In 1994, he appeared as the presenter of BBC Television's travel documentary, Great Railway Journeys (series 2, episode 2). The episode was titled Cape Town to the Lost City.

In 2004, he appeared in an episode of Channel 4's Without Walls, titled The Last Afrikaner. A Search with Rian Malan, written by Malan and directed by Don Boyd.

In 2005, his struggle for justice for the heirs of Solomon Linda (see above) was documented in A Lion's Trail, directed by François Verster.

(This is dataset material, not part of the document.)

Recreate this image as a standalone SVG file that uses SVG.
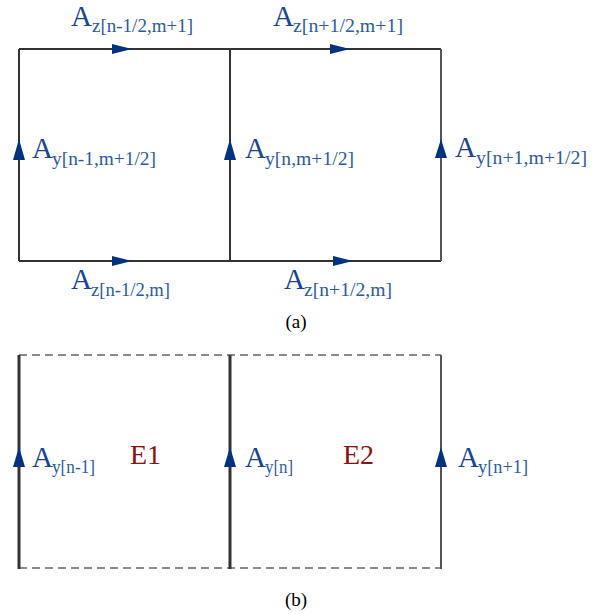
<svg xmlns="http://www.w3.org/2000/svg" width="606" height="614" viewBox="0 0 606 614">
<style>
.ln{stroke:#333;stroke-width:2;fill:none}
.lnb{stroke:#333;stroke-width:3;fill:none}
.lnr{stroke:#555;stroke-width:2;fill:none}
.ds{stroke:#8a8a8a;stroke-width:2;stroke-dasharray:8,5;fill:none}
.ar{fill:#00337f}
text{font-family:'Liberation Serif','Times New Roman',Times,serif}
.A{font-size:29px;fill:#1a4590}
.s{font-size:18px;fill:#2c5aa0}
.E{font-size:28px;fill:#8b1010}
.cap{font-size:19px;fill:#000;text-anchor:middle}
</style>
<g id="connectors">
<path class="ln" d="M19,49 H441"/>
<path class="ln" d="M19,261 H441"/>
<path class="ln" d="M19,49 V261"/>
<path class="ln" d="M230,49 V261"/>
<path class="lnr" d="M441,49 V261"/>
<polygon class="ar" points="112,44 132,49 112,54"/>
<polygon class="ar" points="330,44 350,49 330,54"/>
<polygon class="ar" points="112,256 132,261 112,266"/>
<polygon class="ar" points="333,256 353,261 333,266"/>
<polygon class="ar" points="19,139 13,160 25,160"/>
<polygon class="ar" points="230,139 224,160 236,160"/>
<polygon class="ar" points="441,139 435,158 447,158"/>
<path class="ds" d="M19,355 H441"/>
<path class="ds" d="M19,568 H441"/>
<path class="lnb" d="M19,355 V569"/>
<path class="lnb" d="M230,355 V569"/>
<path class="lnr" d="M441,355 V569"/>
<polygon class="ar" points="19,447 13,467 25,467"/>
<polygon class="ar" points="230,447 224,467 236,467"/>
<polygon class="ar" points="441,447 435,467 447,467"/>
</g>
<g id="label-az-top-left"><text class="A" x="71" y="26">A</text><text class="s" x="92" y="32" textLength="101" lengthAdjust="spacingAndGlyphs">z[n-1/2,m+1]</text></g>
<g id="label-az-top-right"><text class="A" x="273" y="26">A</text><text class="s" x="293" y="32" textLength="110" lengthAdjust="spacingAndGlyphs">z[n+1/2,m+1]</text></g>
<g id="label-ay-left"><text class="A" x="32" y="158">A</text><text class="s" x="52" y="165" textLength="104" lengthAdjust="spacingAndGlyphs">y[n-1,m+1/2]</text></g>
<g id="label-ay-mid"><text class="A" x="245" y="158">A</text><text class="s" x="265" y="165" textLength="89" lengthAdjust="spacingAndGlyphs">y[n,m+1/2]</text></g>
<g id="label-ay-right"><text class="A" x="455" y="157">A</text><text class="s" x="476" y="164" textLength="111" lengthAdjust="spacingAndGlyphs">y[n+1,m+1/2]</text></g>
<g id="label-az-bot-left"><text class="A" x="71" y="289">A</text><text class="s" x="91" y="296" textLength="79" lengthAdjust="spacingAndGlyphs">z[n-1/2,m]</text></g>
<g id="label-az-bot-right"><text class="A" x="284" y="289">A</text><text class="s" x="304" y="296" textLength="88" lengthAdjust="spacingAndGlyphs">z[n+1/2,m]</text></g>
<text class="cap" x="296" y="328">(a)</text>
<g id="label-ayb-left"><text class="A" x="32" y="467">A</text><text class="s" x="52" y="473" textLength="43" lengthAdjust="spacingAndGlyphs">y[n-1]</text></g>
<g id="label-ayb-mid"><text class="A" x="245" y="467">A</text><text class="s" x="265" y="473" textLength="28" lengthAdjust="spacingAndGlyphs">y[n]</text></g>
<g id="label-ayb-right"><text class="A" x="458" y="467">A</text><text class="s" x="478" y="473" textLength="50" lengthAdjust="spacingAndGlyphs">y[n+1]</text></g>
<g id="node-E1"><text class="E" x="130" y="464">E1</text></g>
<g id="node-E2"><text class="E" x="343" y="464">E2</text></g>
<text class="cap" x="296" y="606">(b)</text>
</svg>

In 2009, Malan, together with Lloyd Ross, produced the documentary The Splintering Rainbow for Al Jazeera. The film documents a journey through South Africa, investigating unfolding political dramas and taking the pulse of the Rainbow Nation.

== Musical career ==

He has released a CD of his own songs, titled Alien Inboorling. The title translates as "Alien native"; the songs were described by one journalist as "parables of contemporary South Africa told in the voices of Afrikaners who have stayed and those who have left. The songs are dusty, weary, a stream of consciousness for the Afrikaans 'tribe'."
 The CD was listed as number 23 on Afrikaans newspaper Beelds list of 'Albums van die dekade'.

He also performs with Hot Club d'Afrique, a gypsy jazz band.

Malan contributed lyrics to Stoomradio and Opgestook, the first two albums by Afrikaans roots music/boeremusiek band Radio Kalahari Orkes and appears on guitar on their second CD, Die Nagloper He also contributed lyrics to Say Africa by Vusi Mahlasela.